Magneto-optic storage systems using the Faraday effect of a magnetizable thin film in combination with a polarizer/analyzer pair is well known in the art--see the R. C. Sherwood, et al, U.S. Pat. No. 3,059,538. In the publication "An Overview of Optical Data Storage," Di Chen, et al, Proceedings of the IEEE, Volume 63, No. 8, August, 1975, Pages 1207 through 1230, there is presented a review of various techniques for storing data information in optical storage devices. With particular reference to the present invention, the two techniques discussed therein are Curie point writing and compensation temperature writing. Curie point writing is a method in which the temperature rise in the heated spot of the magneto-optic storage device exceeds the Curie temperature of the storage medium. During cooling from the Curie temperature, the magnetic closure flux and the applied external field can effectively determine the direction of magnetization of the heated bit. Thin films of MnBi at room temperature and EuO at cryogenic temperatures have been most extensively studied along with many other materials proposed for the Curie point writing techniques.
Compensation temperature writing is a method using certain ferrimagnetic materials such as gadolinium iron garnet (GdIG), with two sublattice magnetizations in opposite directions. At the compensation temperature of the storage medium, these sublattice magnetizations cancel out each other and the storage medium attains extremely high coercivity H.sub.c. A few degrees away from this compensation temperature the coercivity H.sub.c drops and magnetization switching becomes easy. By operating the storage medium at the compensation temperature, a switching field is applied in coincidence with a laser heating pulse, which allows the heated spot to rise above a temperature at which the coercivity is below the applied switching field. This method of writing has been experimentally demonstrated in single crystals and thin films of GdIG. A variation of this technique is based on the use of compensation wall domains in Ga-substituted YIG. Additionally, the use of the Faraday rotation of a plane polarized light beam that is incident to an iron garnet film has been studied for some years--see the publication "Faraday Rotation In Rare-Earth Iron Garnets," W. A. Crossley, et al, Journal of Applied Physics, Volume 40, No. 3, March 1, 1969, Pages 1497-1498.

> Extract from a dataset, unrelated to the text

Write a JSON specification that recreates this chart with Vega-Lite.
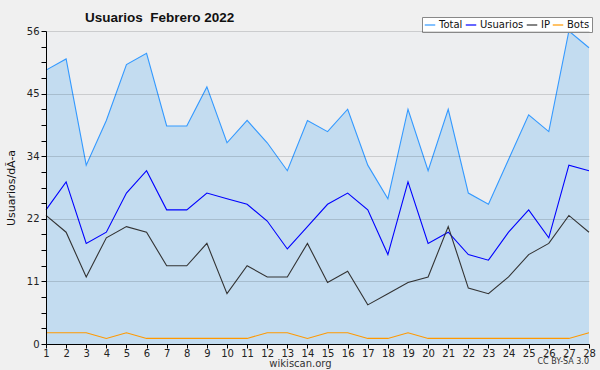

Optical systems for the display of multi-colored displays have, in the past, utilized many techniques. Such systems have included systems for selectively orienting the crystal axis of a piezoelectric light valve to control the transmission of light of various wavelengths to achieve multi-colored displays--see the H. Jaffee U.S. Pat. No. 2,616,962, an electro-optic crystal controlled variable color modulator for producing multi-color images in TV receivers--see the T. F. Hanlon U.S. Pat. No. 3,428,743, and ferro-electric ceramic wafers for the switching of the three basic colors above the flicker fusion frequency in TV receivers--see the M. N. Ernstoff, et al, U.S. Pat. No. 3,783,184. Additionally, in the publication "3-Color Laser Beam and Acousto-Optic Cell Pave the Way for Practical Uses," E. Dilatush, EDN, July 5, 1974, Pages 16, 17, there is discussed an optical system wherein a single laser, which emits light of red, green and blue wave lengths, is fed through an acoustic-optic cell that is simultaneously driven by three modulating frequencies. By adjusting the three modulating frequencies, three of the beams, one of each color, can be made to come out of the acoustic-optic cell at the same angle. The final result is a single modulated three-colored collinear beam that can be deflected and, in turn, projected upon a display screen. The present invention is considered to be an improvement over these other known optical systems.